Война в Украине, начавшаяся 24 февраля 2022 года, существенно повлияла на западные представления о должной в таких случаях осмотрительности и не могла не вызвать его ответных действий, включая существенное расширение санкционных регистров. Эти меры основывались на общем фундаментальном — каковы бы ни были различия в деталях между отдельными странами Запада — понимании права как набора правил для организации безопасной и разумной жизни общества. Очевидно, что если совершается незаконное деяние, то у него есть актор, подлежащий наказанию, а юридические процедуры предусмотрены для установления личности этого автора и определения степени его вины. Есть и промежуточные меры, принимаемые в отношении подозреваемого, пока его вина не установлена судом. Идея санкций находится именно в этой логике.
В международных отношениях Запад предполагает действительными те же принципы, пусть страны с иной правовой культурой и претендуют порой на национальные особенности. Но когда эта самобытность переходит, в буквальном смысле, все границы, приходится обращаться к истокам, к самым базовым понятиям права. Разумеется, в глобальном мире всегда есть и будут субъекты, отвергающие такие подходы, но, с точки зрения Запада, нет смысла на них оглядываться. Жизнь покажет, чьи представления о справедливости и о нормах, с ней связанных, окажутся оправданными.

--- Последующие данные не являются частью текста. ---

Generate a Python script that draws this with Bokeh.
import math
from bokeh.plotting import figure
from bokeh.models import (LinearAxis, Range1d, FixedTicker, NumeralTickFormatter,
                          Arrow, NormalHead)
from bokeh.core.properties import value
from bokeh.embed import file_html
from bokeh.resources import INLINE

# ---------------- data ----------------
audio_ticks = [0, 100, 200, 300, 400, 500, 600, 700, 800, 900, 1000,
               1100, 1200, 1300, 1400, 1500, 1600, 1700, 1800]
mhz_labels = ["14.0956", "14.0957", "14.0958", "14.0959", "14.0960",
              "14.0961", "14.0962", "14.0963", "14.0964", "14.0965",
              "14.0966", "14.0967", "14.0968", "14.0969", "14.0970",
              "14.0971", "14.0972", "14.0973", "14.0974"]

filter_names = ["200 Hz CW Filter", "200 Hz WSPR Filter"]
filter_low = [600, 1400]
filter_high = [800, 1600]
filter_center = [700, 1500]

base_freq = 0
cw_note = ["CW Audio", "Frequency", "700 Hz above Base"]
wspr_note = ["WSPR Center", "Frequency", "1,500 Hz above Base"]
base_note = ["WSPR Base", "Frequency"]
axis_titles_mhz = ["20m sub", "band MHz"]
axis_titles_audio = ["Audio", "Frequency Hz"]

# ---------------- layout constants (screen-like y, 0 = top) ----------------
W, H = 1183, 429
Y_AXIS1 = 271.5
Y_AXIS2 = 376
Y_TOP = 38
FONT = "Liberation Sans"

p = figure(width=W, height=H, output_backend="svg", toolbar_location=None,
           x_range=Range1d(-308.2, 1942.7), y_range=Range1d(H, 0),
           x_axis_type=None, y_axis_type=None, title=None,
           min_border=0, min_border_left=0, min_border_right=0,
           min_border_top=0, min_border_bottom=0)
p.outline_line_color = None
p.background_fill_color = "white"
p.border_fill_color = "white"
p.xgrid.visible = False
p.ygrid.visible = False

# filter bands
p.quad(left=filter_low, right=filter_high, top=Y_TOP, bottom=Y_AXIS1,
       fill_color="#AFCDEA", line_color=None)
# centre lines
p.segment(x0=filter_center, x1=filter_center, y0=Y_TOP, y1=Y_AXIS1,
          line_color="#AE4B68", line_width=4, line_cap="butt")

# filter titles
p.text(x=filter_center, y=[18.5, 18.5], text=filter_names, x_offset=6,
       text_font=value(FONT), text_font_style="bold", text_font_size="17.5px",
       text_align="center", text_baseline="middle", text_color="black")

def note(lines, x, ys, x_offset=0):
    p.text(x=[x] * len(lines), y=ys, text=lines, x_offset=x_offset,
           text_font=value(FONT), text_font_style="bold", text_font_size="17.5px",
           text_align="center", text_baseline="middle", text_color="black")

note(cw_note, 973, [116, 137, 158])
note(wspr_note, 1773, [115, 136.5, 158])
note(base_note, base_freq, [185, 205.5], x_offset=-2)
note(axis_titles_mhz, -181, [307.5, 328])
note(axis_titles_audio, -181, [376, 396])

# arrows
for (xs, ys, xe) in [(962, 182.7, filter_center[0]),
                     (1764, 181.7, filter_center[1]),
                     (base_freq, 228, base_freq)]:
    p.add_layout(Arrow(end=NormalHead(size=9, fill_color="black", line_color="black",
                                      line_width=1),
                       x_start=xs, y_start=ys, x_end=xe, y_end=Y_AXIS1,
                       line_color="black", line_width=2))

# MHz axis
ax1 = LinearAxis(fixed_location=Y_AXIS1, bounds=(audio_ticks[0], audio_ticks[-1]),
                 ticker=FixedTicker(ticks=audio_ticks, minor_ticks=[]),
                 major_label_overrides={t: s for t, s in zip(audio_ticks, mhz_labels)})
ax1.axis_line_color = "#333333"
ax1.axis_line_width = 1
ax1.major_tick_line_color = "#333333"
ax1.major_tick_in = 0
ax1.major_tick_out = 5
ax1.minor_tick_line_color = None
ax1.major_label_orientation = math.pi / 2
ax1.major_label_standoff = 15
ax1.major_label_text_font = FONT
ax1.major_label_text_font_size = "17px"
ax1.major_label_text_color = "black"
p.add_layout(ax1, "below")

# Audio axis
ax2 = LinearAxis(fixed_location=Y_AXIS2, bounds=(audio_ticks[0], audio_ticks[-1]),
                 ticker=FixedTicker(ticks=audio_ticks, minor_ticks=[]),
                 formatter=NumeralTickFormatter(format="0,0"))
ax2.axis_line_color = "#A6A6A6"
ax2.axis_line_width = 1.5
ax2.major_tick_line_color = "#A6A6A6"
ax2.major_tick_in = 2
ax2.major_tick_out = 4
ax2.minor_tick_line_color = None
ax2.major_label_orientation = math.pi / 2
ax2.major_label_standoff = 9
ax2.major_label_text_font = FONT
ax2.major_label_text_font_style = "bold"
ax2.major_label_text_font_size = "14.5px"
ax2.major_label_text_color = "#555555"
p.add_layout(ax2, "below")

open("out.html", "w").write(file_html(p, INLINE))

При этом, несомненно, речь всегда идет о выборе — не только юридическом, но и политическом. Война в Йемене продолжается почти 10 лет, число жертв оценивается в десятки тысяч, признаки военных преступлений описываются многочисленными свидетельствами. Тем не менее, мировое сообщество, не останавливая ни посреднических усилий, ни гуманитарную помощь, не спешит составлять списки подозреваемых и подвергать их санкциям. Желающие всегда объяснят это лицемерием Запада, но в реальности важна не только периферийность конфликта в Йемене, но и его религиозный характер, необходимость считаться одновременно и с Саудовской Аравией, и с Ираном, а также понятное стремление предоставить региональным силам возможность (или очередную попытку) самим найти выход из кризиса. Никто в Йемене не претендует на перекройку мирового порядка.
Проблема России (и ее элит) в том, что произведенные Москвой нарушения международного права настолько очевидны и демонстративны, что даже йеменские повстанцы на этом фоне выглядят вполне договороспособными людьми.